* [Supplied entries]
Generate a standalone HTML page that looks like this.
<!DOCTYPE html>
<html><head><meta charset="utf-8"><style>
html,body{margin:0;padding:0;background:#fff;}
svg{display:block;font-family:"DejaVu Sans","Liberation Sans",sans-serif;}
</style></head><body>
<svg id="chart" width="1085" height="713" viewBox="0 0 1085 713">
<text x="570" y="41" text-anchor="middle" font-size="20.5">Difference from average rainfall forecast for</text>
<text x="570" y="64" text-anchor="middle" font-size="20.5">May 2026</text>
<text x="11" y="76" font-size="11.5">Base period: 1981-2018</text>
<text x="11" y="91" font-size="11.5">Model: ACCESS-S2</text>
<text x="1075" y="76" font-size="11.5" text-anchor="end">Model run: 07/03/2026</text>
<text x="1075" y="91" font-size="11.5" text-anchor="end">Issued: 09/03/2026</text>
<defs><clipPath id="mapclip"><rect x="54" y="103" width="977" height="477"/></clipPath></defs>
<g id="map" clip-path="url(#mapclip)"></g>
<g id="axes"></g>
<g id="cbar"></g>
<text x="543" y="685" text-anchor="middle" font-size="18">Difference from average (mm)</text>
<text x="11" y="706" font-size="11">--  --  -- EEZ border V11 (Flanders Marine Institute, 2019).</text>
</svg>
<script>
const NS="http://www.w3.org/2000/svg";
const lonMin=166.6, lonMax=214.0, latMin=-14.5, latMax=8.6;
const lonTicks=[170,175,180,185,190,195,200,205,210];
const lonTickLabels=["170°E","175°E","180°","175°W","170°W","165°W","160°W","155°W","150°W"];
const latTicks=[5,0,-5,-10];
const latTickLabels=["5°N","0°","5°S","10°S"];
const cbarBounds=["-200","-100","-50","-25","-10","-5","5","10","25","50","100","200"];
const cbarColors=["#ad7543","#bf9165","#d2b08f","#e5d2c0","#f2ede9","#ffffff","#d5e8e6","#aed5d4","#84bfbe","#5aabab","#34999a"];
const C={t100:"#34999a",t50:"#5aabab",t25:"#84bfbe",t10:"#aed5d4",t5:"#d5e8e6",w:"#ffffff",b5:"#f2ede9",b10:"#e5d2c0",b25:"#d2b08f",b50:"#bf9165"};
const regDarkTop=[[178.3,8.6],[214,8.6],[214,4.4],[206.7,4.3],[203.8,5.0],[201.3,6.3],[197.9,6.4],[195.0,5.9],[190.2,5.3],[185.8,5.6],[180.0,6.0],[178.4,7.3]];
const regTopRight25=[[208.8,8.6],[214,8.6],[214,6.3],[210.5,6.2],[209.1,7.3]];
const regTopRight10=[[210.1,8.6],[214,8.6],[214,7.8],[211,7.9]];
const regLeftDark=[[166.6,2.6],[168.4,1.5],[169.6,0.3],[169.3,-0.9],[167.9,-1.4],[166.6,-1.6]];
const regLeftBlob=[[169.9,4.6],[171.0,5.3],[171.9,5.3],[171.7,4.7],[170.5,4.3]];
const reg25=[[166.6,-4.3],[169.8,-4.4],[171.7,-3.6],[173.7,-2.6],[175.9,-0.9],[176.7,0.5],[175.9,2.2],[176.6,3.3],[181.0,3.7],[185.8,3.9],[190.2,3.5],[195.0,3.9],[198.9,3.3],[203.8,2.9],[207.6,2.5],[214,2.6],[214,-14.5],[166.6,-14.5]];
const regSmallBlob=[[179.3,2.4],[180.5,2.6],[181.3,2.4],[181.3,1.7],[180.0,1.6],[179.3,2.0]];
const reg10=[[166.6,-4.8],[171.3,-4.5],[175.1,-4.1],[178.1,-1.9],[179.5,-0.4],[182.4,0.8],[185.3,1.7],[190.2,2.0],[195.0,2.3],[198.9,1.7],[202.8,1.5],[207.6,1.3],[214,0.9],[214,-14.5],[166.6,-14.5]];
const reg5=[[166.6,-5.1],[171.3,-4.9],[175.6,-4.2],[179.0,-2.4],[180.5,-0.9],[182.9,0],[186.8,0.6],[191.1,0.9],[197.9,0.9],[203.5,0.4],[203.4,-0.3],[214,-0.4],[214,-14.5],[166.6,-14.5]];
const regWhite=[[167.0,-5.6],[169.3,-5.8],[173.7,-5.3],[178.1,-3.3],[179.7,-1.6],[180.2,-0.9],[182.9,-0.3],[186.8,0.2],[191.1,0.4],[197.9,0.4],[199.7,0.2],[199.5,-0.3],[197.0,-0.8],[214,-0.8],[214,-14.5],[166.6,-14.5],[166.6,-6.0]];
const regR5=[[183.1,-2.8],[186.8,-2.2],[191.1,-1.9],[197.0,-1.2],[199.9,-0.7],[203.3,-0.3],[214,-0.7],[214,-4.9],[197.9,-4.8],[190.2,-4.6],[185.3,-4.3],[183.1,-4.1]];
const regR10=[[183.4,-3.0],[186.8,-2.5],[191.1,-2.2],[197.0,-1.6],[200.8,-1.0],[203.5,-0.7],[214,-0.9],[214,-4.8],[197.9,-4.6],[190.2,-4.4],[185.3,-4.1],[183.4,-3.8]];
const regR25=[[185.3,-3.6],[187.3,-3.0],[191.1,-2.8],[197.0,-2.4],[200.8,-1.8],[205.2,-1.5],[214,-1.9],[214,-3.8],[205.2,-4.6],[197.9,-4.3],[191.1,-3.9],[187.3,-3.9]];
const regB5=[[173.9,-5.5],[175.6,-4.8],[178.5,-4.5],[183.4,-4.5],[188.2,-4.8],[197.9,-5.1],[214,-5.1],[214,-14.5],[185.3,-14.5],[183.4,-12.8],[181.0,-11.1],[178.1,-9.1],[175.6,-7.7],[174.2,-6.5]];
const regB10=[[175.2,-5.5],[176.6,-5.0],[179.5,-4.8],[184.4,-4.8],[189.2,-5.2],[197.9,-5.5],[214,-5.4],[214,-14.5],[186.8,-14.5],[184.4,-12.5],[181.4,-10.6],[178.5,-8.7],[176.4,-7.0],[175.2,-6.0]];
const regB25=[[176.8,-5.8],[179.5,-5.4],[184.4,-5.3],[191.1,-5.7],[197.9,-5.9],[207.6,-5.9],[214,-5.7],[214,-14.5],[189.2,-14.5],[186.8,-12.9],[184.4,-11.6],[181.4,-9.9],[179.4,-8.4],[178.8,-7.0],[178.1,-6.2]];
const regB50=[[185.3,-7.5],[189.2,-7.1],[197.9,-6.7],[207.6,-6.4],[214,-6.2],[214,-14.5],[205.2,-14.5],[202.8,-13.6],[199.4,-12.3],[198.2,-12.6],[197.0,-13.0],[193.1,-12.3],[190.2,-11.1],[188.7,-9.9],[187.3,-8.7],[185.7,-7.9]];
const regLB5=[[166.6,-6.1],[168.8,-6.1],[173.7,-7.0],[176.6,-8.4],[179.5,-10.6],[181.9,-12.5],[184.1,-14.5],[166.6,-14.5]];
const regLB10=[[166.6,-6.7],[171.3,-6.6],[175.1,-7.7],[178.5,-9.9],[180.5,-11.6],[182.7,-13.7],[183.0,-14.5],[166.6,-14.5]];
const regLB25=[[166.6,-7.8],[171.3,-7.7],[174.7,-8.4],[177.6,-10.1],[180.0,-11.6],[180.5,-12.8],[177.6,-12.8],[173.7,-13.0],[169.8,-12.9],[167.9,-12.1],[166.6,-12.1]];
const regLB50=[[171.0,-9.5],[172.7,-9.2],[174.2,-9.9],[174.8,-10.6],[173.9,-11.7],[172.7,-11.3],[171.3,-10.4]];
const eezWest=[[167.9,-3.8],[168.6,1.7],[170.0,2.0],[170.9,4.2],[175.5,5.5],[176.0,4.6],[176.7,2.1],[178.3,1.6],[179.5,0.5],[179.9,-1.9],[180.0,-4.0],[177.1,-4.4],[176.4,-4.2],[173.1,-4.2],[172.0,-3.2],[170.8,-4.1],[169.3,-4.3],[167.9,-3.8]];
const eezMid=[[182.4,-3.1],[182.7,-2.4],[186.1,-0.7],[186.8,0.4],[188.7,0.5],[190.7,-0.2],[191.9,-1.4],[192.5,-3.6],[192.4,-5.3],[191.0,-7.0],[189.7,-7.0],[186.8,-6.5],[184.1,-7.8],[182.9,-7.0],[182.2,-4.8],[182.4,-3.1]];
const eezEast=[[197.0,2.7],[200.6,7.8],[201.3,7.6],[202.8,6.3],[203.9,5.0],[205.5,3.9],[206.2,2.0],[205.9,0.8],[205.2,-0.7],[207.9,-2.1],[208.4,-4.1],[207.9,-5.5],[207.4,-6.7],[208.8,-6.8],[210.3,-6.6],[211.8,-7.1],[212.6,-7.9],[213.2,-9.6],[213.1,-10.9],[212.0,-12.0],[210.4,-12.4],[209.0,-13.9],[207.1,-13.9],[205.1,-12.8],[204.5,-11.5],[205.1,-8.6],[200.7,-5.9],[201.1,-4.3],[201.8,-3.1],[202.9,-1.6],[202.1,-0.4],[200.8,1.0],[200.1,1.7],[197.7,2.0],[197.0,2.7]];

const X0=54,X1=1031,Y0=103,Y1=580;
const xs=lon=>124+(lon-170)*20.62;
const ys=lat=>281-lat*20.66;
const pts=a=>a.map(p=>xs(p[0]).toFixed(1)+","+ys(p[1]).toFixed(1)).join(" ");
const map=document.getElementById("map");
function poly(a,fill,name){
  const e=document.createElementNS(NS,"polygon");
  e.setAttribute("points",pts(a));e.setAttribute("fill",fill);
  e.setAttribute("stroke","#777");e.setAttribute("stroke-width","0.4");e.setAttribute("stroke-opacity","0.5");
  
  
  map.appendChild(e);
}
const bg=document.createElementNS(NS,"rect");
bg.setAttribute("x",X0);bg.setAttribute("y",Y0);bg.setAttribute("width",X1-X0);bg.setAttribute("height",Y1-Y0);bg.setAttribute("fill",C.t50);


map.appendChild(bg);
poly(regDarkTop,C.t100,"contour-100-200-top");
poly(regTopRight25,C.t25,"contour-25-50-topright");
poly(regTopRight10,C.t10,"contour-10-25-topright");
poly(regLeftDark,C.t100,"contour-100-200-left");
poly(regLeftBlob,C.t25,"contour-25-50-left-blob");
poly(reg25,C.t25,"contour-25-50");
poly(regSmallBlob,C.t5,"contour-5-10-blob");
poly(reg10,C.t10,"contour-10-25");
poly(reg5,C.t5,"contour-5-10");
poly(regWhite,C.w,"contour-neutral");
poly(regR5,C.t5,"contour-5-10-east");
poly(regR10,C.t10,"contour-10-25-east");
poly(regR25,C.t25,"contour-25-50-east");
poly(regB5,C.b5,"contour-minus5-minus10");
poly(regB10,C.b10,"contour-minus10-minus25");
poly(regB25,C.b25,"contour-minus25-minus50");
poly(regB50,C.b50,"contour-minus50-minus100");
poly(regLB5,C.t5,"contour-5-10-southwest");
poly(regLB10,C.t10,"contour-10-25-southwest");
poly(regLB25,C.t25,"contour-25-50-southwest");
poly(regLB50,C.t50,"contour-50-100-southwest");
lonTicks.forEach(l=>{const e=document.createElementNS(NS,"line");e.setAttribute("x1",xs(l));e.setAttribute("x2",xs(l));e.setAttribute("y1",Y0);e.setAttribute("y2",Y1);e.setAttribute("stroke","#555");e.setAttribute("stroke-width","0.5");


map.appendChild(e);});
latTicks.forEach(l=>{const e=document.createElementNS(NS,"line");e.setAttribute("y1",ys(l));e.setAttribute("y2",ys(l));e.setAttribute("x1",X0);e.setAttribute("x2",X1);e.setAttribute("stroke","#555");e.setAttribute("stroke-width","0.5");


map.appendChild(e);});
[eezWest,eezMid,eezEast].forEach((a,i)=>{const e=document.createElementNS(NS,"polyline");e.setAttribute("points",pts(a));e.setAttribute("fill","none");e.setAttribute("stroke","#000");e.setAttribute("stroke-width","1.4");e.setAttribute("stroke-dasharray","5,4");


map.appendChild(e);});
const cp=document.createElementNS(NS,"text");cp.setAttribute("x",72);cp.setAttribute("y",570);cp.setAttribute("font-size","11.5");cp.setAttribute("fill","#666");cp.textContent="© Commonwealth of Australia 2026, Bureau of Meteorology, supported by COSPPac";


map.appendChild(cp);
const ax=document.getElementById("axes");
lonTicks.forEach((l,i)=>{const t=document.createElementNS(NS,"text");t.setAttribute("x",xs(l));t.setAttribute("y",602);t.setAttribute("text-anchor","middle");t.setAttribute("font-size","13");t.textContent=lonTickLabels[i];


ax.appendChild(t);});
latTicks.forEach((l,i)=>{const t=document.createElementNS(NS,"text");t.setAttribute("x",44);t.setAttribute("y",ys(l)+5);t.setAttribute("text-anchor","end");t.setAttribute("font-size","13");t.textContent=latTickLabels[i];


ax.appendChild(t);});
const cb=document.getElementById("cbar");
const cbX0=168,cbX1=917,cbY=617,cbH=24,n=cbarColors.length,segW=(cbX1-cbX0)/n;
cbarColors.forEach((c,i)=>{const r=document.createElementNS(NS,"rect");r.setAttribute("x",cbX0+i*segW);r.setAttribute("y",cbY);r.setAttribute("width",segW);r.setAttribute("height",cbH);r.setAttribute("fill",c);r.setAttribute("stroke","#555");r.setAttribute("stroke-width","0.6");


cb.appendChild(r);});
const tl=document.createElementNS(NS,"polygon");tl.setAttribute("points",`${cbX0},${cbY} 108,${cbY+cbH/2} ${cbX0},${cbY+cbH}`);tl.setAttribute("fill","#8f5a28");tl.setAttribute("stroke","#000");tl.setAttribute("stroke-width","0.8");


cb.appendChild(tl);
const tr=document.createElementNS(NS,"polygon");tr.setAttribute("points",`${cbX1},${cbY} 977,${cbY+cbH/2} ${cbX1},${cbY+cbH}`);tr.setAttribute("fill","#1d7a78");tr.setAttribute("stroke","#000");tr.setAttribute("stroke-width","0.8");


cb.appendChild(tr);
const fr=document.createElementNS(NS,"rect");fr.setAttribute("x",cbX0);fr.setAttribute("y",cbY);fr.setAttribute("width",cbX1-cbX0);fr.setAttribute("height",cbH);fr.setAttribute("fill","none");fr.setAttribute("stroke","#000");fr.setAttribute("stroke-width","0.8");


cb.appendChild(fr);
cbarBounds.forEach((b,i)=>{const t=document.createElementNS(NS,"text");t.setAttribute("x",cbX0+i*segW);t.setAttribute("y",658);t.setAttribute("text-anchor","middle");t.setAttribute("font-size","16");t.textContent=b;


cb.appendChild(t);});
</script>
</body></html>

...

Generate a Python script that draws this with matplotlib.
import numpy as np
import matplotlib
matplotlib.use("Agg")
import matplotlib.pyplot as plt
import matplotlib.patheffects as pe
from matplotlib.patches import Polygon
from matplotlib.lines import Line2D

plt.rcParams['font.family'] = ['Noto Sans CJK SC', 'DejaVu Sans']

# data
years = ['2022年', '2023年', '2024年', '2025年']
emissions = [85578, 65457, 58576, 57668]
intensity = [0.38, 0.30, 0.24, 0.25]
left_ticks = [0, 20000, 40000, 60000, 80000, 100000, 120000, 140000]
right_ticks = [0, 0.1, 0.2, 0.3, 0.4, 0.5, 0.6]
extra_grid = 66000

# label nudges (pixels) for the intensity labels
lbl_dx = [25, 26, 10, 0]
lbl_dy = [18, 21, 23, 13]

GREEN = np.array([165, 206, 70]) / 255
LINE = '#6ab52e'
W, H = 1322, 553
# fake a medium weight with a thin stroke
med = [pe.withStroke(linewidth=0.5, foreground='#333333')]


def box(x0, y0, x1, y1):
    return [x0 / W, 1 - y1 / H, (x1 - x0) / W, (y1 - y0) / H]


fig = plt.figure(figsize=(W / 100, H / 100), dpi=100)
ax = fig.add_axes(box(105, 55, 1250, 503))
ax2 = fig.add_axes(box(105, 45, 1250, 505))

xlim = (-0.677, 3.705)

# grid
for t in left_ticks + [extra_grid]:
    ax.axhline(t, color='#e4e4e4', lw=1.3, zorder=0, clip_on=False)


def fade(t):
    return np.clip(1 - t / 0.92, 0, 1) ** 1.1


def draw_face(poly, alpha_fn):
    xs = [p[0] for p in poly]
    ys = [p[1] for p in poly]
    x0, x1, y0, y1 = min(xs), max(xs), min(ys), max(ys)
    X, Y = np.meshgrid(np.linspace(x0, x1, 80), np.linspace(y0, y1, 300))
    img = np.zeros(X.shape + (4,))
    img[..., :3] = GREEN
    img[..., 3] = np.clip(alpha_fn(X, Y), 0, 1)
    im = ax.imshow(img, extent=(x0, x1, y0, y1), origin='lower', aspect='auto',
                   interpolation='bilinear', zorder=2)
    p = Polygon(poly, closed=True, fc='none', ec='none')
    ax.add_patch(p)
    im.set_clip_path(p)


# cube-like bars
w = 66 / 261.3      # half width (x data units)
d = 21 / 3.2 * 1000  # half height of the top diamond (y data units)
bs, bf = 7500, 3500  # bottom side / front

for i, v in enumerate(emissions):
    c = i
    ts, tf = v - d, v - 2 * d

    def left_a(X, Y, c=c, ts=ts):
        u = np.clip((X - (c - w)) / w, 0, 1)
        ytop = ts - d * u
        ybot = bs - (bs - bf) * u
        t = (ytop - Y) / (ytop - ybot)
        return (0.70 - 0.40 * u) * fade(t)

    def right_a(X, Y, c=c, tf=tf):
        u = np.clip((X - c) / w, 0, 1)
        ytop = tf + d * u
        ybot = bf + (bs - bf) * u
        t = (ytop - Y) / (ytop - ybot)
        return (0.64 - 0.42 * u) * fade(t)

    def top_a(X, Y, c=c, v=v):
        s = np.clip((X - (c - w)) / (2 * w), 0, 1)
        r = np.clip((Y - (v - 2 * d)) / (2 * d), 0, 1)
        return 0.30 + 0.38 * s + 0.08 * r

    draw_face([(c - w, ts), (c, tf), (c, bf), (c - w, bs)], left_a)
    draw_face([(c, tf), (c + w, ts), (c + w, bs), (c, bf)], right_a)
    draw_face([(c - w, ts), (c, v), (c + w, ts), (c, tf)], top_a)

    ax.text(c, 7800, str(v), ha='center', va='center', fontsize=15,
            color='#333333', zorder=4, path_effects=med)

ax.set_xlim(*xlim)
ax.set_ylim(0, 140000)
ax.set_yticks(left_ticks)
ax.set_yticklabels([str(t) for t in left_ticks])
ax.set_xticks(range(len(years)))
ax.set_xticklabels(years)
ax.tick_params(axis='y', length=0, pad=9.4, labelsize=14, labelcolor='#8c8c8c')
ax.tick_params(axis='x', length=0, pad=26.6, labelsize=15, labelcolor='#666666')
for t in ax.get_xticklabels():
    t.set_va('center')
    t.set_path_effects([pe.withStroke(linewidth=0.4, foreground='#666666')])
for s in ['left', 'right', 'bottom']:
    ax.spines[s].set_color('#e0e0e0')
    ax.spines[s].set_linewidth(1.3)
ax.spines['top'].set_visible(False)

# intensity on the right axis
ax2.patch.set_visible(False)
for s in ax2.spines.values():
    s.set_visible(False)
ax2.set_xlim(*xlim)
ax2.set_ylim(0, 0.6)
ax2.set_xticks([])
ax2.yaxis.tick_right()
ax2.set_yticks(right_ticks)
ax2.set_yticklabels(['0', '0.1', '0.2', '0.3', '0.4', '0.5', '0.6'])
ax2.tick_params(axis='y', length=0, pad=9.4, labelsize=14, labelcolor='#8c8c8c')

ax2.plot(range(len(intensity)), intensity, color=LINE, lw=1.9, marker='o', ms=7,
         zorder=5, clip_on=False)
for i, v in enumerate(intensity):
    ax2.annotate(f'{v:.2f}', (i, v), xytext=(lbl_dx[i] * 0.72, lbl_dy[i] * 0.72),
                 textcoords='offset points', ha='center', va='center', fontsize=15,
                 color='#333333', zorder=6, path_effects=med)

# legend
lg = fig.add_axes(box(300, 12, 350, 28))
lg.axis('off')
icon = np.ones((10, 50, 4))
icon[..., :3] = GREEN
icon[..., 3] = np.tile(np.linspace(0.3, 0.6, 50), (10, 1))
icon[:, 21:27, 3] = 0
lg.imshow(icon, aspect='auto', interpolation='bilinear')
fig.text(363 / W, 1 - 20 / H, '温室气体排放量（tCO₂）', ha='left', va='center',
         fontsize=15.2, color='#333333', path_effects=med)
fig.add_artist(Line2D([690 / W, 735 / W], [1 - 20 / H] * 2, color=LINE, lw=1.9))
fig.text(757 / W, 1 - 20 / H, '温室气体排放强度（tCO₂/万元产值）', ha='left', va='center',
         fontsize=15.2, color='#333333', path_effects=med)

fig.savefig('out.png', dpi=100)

* [To be done]
Print only the run of lines that begins with the line containing "Generate a Python" and ends with the line containing "extra_grid = 66000", both included, exactly as they read.

* [The output]
Generate a Python script that draws this with matplotlib.
import numpy as np
import matplotlib
matplotlib.use("Agg")
import matplotlib.pyplot as plt
import matplotlib.patheffects as pe
from matplotlib.patches import Polygon
from matplotlib.lines import Line2D

plt.rcParams['font.family'] = ['Noto Sans CJK SC', 'DejaVu Sans']

# data
years = ['2022年', '2023年', '2024年', '2025年']
emissions = [85578, 65457, 58576, 57668]
intensity = [0.38, 0.30, 0.24, 0.25]
left_ticks = [0, 20000, 40000, 60000, 80000, 100000, 120000, 140000]
right_ticks = [0, 0.1, 0.2, 0.3, 0.4, 0.5, 0.6]
extra_grid = 66000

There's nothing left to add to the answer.